_SOURCE EXCERPT_:
════

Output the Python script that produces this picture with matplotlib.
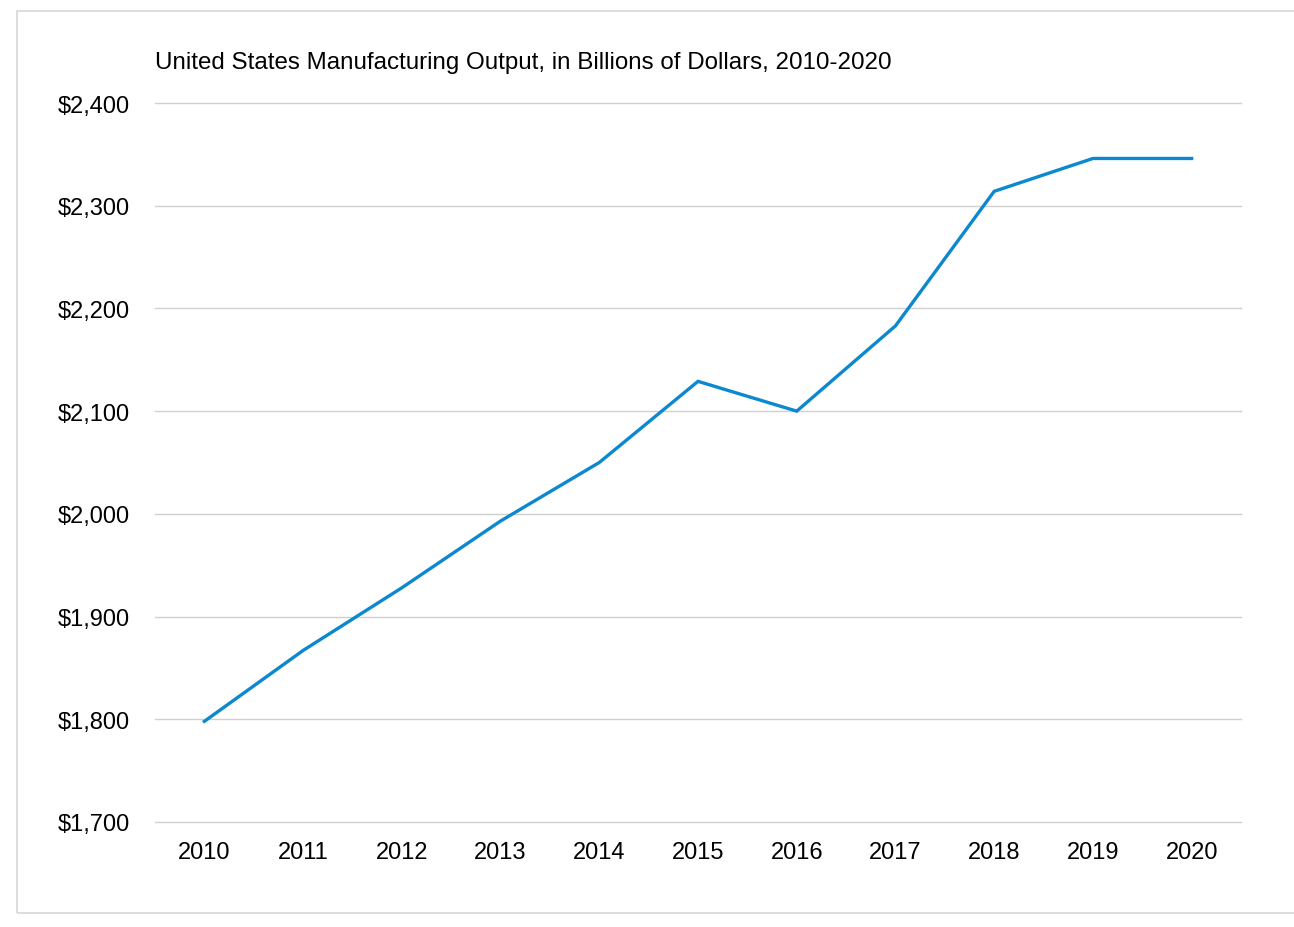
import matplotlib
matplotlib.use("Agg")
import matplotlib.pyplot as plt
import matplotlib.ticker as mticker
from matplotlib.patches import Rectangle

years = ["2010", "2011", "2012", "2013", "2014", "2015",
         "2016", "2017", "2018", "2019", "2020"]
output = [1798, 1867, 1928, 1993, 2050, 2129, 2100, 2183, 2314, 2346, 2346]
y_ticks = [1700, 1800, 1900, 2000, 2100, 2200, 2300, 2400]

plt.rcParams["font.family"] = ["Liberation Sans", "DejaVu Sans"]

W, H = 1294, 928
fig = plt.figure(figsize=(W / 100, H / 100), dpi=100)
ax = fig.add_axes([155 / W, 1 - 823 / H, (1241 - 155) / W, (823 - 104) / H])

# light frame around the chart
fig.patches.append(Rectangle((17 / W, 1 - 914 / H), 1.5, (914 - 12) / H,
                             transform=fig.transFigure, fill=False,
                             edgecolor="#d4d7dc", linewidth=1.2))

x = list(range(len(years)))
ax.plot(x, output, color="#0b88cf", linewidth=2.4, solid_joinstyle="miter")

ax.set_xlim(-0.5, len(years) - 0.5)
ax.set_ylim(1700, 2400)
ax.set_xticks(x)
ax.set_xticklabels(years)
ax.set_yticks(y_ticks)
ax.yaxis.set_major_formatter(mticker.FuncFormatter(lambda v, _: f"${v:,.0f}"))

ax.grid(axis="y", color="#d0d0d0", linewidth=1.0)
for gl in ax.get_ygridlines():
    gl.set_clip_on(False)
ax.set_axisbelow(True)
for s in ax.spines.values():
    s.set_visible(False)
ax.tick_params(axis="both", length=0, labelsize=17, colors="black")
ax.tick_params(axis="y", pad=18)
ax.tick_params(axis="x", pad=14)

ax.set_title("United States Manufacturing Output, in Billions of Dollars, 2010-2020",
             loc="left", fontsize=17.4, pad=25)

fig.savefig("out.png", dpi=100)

════

_EXERCISE AIM_:
Only the count is wanted: report how many lines of the material above hold the word "matplotlib".

_TASK RESULT_:
6